The investigation has revealed a complex pattern of financial transactions in which loans taken from one bank were allegedly used to repay loans from another bank. The agency claims that large sums of money were diverted among group companies, close associates and mutual funds instead of being used for their intended business purposes.

As per the findings, between 2017 and 2019, Yes Bank invested around ₹2,965 crore in Reliance Home Finance Limited (RHFL) and approximately ₹2,045 crore in Reliance Commercial Finance Limited (RCFL). By December 2019, both investments had turned into non-performing assets (NPAs). At that time, nearly ₹1,353.50 crore remained outstanding in RHFL and about ₹1,984 crore in RCFL.

The ED alleges that the funds routed through Yes Bank were originally sourced from Reliance Nippon Mutual Fund. Under market regulations, a mutual fund is not permitted to directly invest in finance companies belonging to the same corporate group. To bypass this restriction, the money was allegedly channelled through Yes Bank before being transferred to Anil Ambani Group companies through what investigators describe as a circuitous route.

The probe further suggests that a significant portion of the funds was used for “evergreening” of loans.

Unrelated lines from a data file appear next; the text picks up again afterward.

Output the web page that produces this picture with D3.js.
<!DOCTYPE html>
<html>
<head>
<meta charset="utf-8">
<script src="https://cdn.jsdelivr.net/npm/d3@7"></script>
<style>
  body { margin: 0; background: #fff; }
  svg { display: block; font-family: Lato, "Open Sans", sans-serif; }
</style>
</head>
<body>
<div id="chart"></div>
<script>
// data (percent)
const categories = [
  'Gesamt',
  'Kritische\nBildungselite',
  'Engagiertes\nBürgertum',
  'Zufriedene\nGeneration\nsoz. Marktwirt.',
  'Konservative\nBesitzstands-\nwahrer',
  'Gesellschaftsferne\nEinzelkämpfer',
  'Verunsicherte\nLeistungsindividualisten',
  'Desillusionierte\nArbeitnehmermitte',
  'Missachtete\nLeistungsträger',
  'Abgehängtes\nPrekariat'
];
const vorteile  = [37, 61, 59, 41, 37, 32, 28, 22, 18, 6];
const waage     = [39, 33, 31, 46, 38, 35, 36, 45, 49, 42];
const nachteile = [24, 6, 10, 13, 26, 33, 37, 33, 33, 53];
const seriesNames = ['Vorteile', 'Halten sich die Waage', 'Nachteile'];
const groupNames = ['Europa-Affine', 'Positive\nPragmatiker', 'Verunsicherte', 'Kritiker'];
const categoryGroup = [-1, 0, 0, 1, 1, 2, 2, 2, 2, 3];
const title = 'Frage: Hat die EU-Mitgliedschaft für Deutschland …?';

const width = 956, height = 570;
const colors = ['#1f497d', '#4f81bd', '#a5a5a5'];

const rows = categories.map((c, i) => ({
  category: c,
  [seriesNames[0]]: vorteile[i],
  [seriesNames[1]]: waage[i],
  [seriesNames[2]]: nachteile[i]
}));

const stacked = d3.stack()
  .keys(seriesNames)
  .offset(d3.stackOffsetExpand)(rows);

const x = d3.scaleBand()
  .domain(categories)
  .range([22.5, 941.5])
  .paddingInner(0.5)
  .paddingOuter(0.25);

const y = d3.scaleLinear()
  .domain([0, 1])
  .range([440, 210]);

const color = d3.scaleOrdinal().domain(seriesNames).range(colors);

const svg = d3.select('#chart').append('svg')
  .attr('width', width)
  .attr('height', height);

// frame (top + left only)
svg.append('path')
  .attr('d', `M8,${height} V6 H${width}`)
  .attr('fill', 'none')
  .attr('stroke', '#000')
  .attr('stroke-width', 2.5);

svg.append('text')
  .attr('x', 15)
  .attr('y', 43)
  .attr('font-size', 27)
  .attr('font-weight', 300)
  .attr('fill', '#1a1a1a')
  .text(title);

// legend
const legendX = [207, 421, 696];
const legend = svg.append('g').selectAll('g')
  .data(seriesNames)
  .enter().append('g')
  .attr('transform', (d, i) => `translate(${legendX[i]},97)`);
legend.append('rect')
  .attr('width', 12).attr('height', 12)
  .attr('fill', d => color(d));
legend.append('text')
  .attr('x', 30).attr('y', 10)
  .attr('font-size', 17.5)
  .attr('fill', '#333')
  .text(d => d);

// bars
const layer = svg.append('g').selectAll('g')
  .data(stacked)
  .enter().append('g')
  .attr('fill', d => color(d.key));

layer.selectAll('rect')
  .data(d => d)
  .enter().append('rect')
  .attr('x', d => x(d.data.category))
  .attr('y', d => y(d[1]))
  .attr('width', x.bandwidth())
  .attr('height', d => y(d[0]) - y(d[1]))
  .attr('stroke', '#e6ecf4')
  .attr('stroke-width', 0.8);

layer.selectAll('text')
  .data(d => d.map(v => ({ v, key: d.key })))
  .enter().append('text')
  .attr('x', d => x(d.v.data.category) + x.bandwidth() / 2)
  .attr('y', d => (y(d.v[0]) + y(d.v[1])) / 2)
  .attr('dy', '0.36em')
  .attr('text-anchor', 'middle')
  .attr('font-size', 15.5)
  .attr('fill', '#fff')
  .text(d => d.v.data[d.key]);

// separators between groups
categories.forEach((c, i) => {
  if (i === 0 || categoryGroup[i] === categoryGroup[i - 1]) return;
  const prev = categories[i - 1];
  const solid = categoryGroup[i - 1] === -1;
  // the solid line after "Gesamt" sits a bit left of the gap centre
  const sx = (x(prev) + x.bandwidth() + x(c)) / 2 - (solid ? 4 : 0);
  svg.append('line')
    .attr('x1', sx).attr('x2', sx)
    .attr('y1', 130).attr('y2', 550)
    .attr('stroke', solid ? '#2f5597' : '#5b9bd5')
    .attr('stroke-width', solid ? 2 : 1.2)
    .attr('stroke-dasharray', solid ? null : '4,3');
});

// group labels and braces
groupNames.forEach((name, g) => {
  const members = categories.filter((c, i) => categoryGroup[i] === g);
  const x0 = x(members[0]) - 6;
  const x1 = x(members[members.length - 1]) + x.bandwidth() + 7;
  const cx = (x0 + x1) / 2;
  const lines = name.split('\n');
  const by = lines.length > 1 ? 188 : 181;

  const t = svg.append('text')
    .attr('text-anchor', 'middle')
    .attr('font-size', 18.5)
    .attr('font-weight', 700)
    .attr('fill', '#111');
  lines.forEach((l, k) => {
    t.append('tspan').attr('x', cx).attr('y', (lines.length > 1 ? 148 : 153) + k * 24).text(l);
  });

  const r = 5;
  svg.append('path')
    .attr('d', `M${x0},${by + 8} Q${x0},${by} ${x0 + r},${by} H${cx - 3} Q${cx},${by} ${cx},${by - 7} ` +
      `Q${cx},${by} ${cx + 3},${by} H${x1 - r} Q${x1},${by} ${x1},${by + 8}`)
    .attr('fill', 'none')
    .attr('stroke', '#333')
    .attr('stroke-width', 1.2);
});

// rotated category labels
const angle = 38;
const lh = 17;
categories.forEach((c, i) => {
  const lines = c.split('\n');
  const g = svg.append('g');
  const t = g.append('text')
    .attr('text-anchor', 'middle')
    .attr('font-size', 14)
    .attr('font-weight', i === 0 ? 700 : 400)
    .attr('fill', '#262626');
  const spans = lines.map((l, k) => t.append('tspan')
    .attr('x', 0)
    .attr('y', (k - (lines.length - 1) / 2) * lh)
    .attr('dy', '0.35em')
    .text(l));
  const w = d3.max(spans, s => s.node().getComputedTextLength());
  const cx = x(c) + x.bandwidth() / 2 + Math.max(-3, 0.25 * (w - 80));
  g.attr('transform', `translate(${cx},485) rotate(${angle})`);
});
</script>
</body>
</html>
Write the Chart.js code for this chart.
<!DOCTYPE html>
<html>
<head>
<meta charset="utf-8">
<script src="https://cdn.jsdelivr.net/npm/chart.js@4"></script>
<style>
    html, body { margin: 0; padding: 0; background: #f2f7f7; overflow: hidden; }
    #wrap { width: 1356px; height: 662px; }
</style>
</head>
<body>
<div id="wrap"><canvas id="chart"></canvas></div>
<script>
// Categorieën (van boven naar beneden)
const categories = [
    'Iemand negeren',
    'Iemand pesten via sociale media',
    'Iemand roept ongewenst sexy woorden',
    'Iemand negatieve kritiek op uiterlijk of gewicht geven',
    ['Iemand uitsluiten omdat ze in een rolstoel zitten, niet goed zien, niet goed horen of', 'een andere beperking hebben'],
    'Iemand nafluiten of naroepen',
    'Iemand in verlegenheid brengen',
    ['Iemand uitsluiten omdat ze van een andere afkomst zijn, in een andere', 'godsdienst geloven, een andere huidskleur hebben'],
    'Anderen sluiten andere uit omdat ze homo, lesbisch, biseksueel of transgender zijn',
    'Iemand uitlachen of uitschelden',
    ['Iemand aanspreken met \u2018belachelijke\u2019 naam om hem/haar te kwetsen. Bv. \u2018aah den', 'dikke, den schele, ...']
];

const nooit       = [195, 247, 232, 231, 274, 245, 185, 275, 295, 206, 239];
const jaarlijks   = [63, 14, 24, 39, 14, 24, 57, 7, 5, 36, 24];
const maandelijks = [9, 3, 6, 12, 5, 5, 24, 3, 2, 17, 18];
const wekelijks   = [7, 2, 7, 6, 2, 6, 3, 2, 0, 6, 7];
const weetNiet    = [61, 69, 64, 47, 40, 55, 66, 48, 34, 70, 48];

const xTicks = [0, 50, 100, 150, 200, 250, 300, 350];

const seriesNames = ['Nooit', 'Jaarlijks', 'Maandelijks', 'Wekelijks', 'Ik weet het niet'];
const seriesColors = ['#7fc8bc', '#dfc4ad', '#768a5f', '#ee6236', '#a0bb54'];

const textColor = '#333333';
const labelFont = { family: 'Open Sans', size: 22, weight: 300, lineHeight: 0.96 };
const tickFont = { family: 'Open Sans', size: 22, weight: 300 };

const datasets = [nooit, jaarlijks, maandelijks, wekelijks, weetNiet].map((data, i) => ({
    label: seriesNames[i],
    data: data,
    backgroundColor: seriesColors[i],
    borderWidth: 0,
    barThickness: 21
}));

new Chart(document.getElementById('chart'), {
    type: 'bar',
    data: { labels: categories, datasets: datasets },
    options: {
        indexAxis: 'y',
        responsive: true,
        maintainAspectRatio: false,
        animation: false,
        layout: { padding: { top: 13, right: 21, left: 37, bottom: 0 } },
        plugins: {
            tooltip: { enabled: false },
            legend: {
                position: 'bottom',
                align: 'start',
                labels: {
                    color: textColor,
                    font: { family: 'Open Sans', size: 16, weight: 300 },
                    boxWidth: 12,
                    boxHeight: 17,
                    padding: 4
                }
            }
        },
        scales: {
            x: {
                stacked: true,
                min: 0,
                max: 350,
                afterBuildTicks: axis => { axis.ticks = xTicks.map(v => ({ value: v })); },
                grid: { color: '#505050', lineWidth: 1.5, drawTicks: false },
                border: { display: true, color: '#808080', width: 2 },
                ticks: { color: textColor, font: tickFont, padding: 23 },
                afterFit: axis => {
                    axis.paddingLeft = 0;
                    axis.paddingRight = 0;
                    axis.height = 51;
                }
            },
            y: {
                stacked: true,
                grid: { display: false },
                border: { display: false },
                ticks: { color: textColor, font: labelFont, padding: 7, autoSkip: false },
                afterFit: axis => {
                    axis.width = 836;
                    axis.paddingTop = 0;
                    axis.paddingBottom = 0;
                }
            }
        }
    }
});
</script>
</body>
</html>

In this process, fresh loans are taken to repay older loans, giving an appearance of financial stability while increasing overall debt exposure. The agency claims around ₹13,600 crore was used for loan evergreening, ₹12,600 crore was transferred to related companies, and nearly ₹1,800 crore was invested in fixed deposits and mutual funds.

The ED has also stated that some of the funds were sent abroad and that bill discounting facilities were allegedly misused to move money through multiple layers. These transactions are now under detailed scrutiny as part of the money laundering investigation.

The current action has been taken based on a First Information Report (FIR) registered by the Central Bureau of Investigation (CBI). Following the CBI’s case, the ED launched a parallel financial probe to trace proceeds of crime and identify assets created through allegedly illegal financial practices.

Investigators have revealed that between 2010 and 2012, Reliance Communications and its group companies had taken large loans from both domestic and international banks, with total outstanding borrowings exceeding ₹40,185 crore. So far, nine banks have declared these accounts as fraudulent.

The ED maintains that its investigation is still ongoing and further attachments cannot be ruled out as more financial trails and assets are examined. Officials said the focus remains on identifying how public money was allegedly misused, diverted and layered through multiple entities and investments.